Her Road to Success Might Take Time
While Bacelar is certainly ready to take on her competition, she also recognizes that her success is not a guarantee; in fact, it’s pretty unlikely, at least as far as 2020 is concerned. It certainly seems like Pelosi is untouchable in 2020, being that she’s the most powerful Democrat and a liberal icon in this country. But remember, Pelosi is no spring chicken. And Bacelar has her eye on the prize for a post-Pelosi future, likely in 2022.

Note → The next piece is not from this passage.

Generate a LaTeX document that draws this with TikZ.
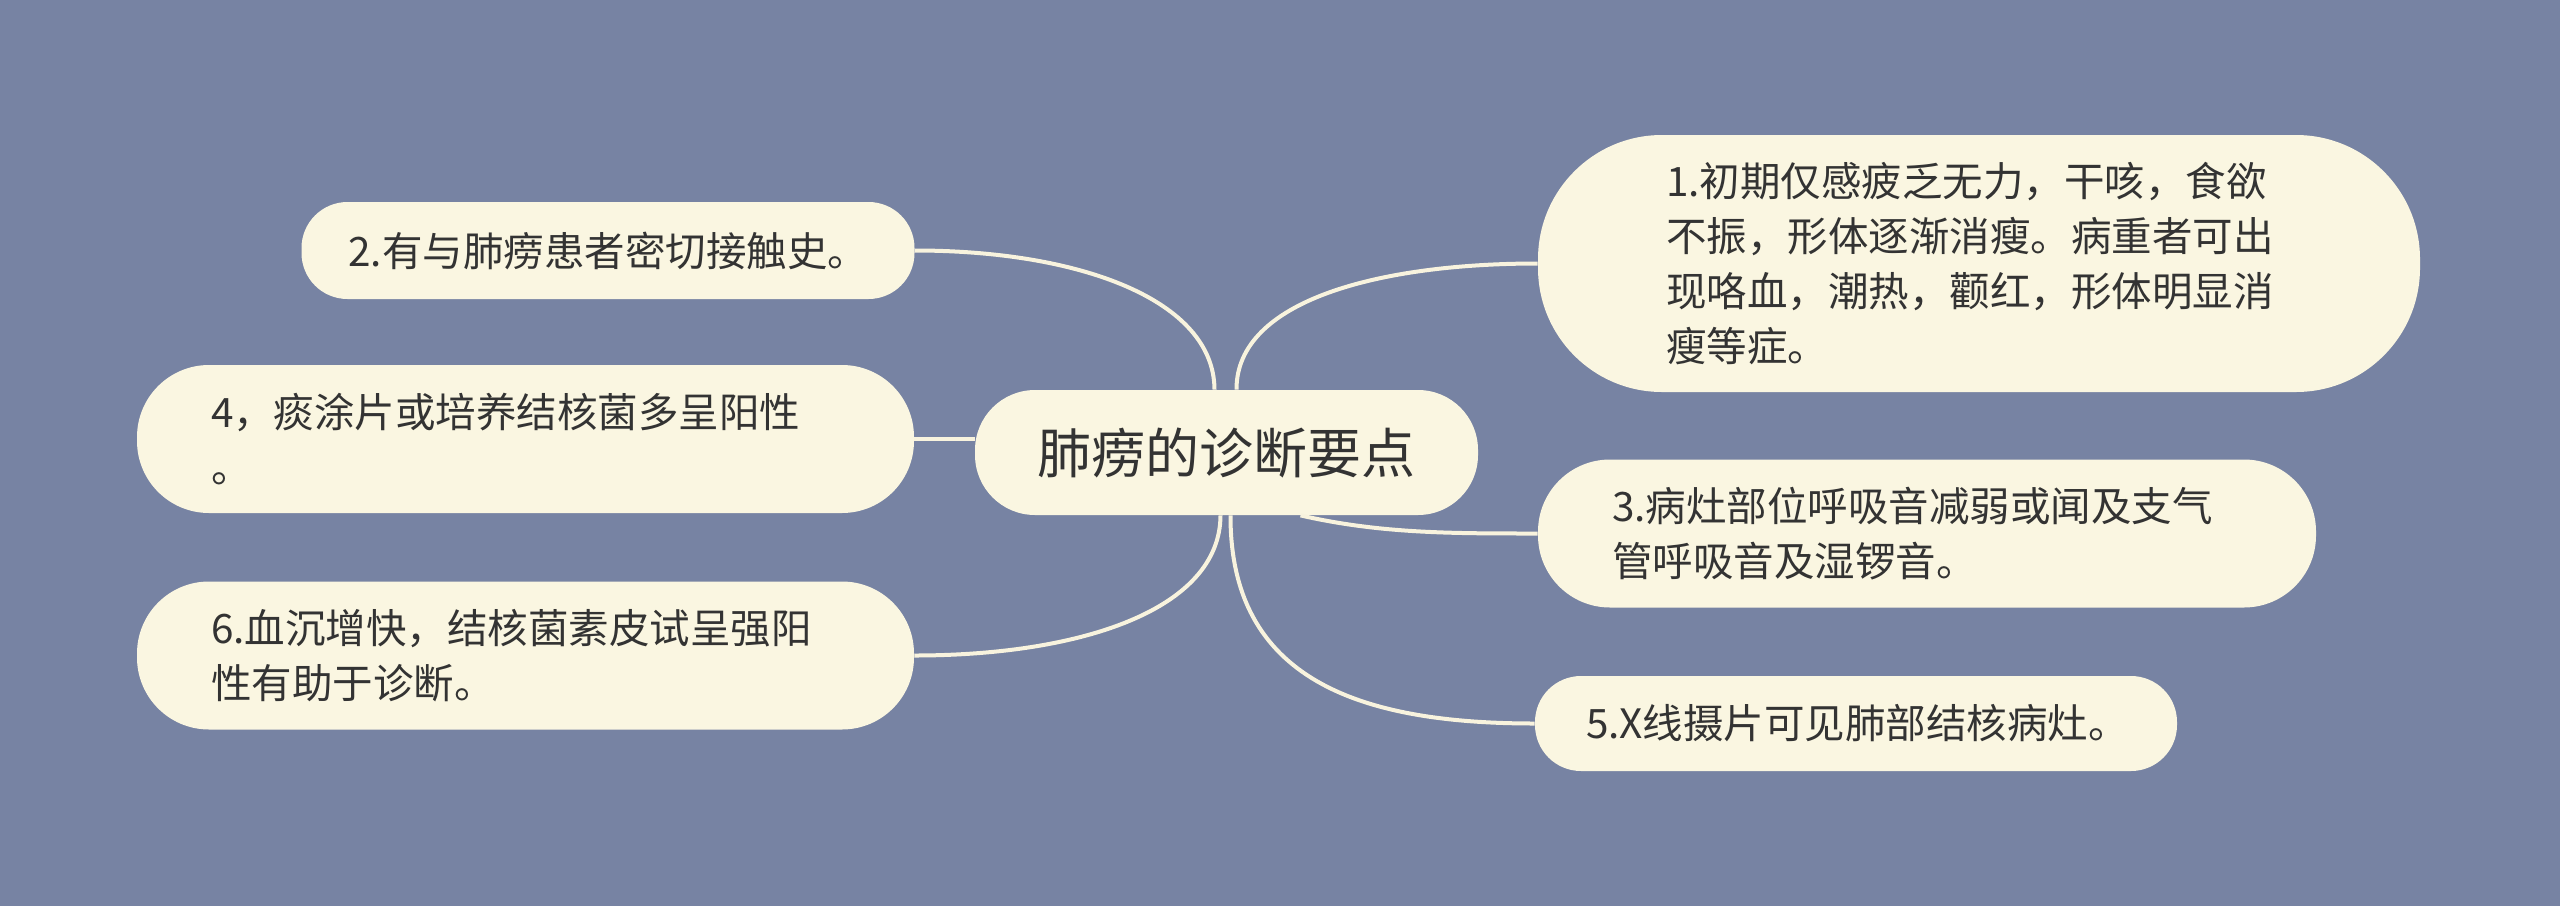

Think of it this way — if Bacelar is able to be one of the top two candidates for her district in the March primaries, then she’ll advance to the general election. (The top two, regardless of party affiliation, will advance.) While she might not beat Pelosi in that face-off, she would still gain recognition and a following among Progressives, putting her in a prime position to succeed when Pelosi retires. It doesn’t look like Pelosi is hanging up her hat any time soon, but by the end of her next term she’ll be 82 years old, so she might not seek re-election at that point, leaving an opening for a new candidate. And a strong showing in this year’s election could put the Stanford-educated Progressive engineer in an ideal spot as front runner.
“I, frankly, don’t think she can win because Nancy Pelosi is so formidable, lots of money and name recognition,” said Mark Van Landuyt, vice chairman of the California Democratic Party’s Progressive Caucus to Vice. “But this is her last term. So, if [Bacelar] does extraordinarily well, then she will be the front-runner for 2022.”
While we’re not expecting Bacelar to take down Pelosi just yet, let’s just say that stranger things have happened in politics, so we’ll be keeping our eye on this up-and-coming Latina candidate.